Ils ont également démontré les limites pratiques des
solutions proposées par WWF, visant à assurer la
traçabilité de la production aurifère. Les
problèmes environnementaux posés par l’orpaillage
illégal ne sont toutefois pas une fatalité et des solutions
existent.
L’orpaillage
est de toute évidence une entreprise périlleuse à
plusieurs égards : d’abord pour les orpailleurs, directement
impliqués dans l’extraction du métal précieux,
mais aussi pour les utilisateurs des terres adjacentes. L’usage d’acide
et de mercure empoisonnent les terres, affectant potentiellement la
biodiversité, les récoltes et la pureté des cours
d’eau.
Pour limiter
ces conséquences environnementales, les autorités publiques
s’efforcent habituellement de limiter le nombre d’orpailleurs et
de déployer des efforts de contrôle pour éviter les
« hors-la-loi ». Selon ce raisonnement, le fait de
payer la taxe aurifère affranchirait donc comme par magie certaines
entreprises de leurs responsabilités environnementales.
Cette solution
est évidemment arbitraire car, toutes choses égales par
ailleurs, une exploitation aurifère illégale n’a pas plus
de conséquences environnementales qu’une exploitation
aurifère légale. La distribution de licences aurifères par les
autorités peut aussi facilement faire l’objet de corruption, tandis que le
contrôle des licences ne saurait
éliminer complètement le marché noir et faire
disparaître tous les orpailleurs décidés à assumer
les risques de l’illégalité.
Or, en
dépit de ces insuffisances évidentes, la gestion publique des
ressources environnementales ne laisse pas la place à d’autres
solutions que celle consistant à limiter arbitrairement le nombre de
licences de fonctionnement.
Pourtant, si
au lieu de distribuer des concessions pour des périodes limités
de temps, l’on vendait définitivement et entièrement les
terres en question, il serait possible de résoudre les
problèmes environnementaux liés à l’orpaillage
d’une manière moins arbitraire, plus durable et plus efficace.
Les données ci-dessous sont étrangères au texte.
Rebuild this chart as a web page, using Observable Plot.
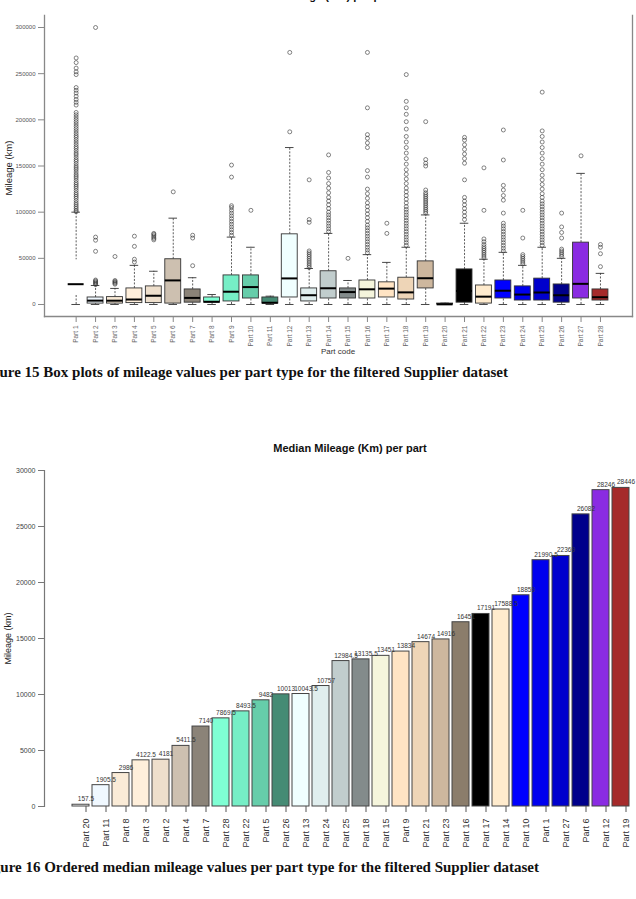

Les nuisances environnementales précédemment décrites
deviendraient automatiquement des violations de la propriété
privée, et seraient résolues de la même manière
que toutes les infractions du même ordre.
L’institution
de la propriété privée permet de prendre en compte et de
respecter les préférences individuelles des riverains. Dans un
système de droits de propriété, le fait de déverser
du cyanure sur les terres d’un autre propriétaire pose les
mêmes problèmes juridiques et éthiques, quelle que soit
l’activité personnelle ou industrielle qui les a
provoqués. Le respect de la propriété privée est
une exigence beaucoup plus forte que n’importe quel décret
décidé par l’administration publique. Ainsi, l’ouverture
des mines aurifères ne dépendrait plus d’une
décision administrative mais de l’accord des riverains
directement affecté par leur présence. De cette façon, , le nombre de concessions ne serait pas
déterminé de manière aléatoire, pas plus que
l’identité de leurs exploitants, le montant des taxes à payer
ou encore les mesures à mettre en œuvre pour empêcher les
orpailleurs illégaux.
La
propriété privée permettrait en outre de convertir les
dommages environnementaux en coûts de fonctionnement. Une exploitation
aurifère devrait nécessairement intégrer dans ses coûts
les dédommagements convenus avec les riverains et/ou la mise place des
mesures efficaces pour éviter de telles nuisances.
Il est crucial
de rappeler ici que, contrairement à tous les autres biens, l’or
a longtemps servi de moyen de paiement et continue d’être une réserve
de valeur. Son statut particulier vient notamment de sa rareté et des ses coûts de production particulièrement
élevés. Il ne serait sinon pas resté une valeur de refuge fiable. Une
augmentation de ses coûts de production qui intégreraient les dommages environnementaux ne donnerait
que des raisons supplémentaires de le préférer au
papier.
Afin
d’éviter toute conclusion hâtive, il est important de
préciser que la propriété privée ne constitue pas
une panacée environnementale. Toutefois, contrairement au
système public sujet à des influences politiques, qui tend
à multiplier le nombre de licences et à diminuer
artificiellement les coûts de l’orpaillage, le système
basé sur la propriété privé a le mérite
d’obliger les orpailleurs à assumer l’ensemble des
nuisances et à intégrer ainsi l’ensemble de leurs
coûts.
Somme toute,
pour une solution durable aux problèmes environnementaux posés
par l’orpaillage, il faudrait songer au système des droits de
propriété comme alternative au système actuel des
licences d’exploitation ou encore à la traçabilité
des produits aurifères proposée par le WWF.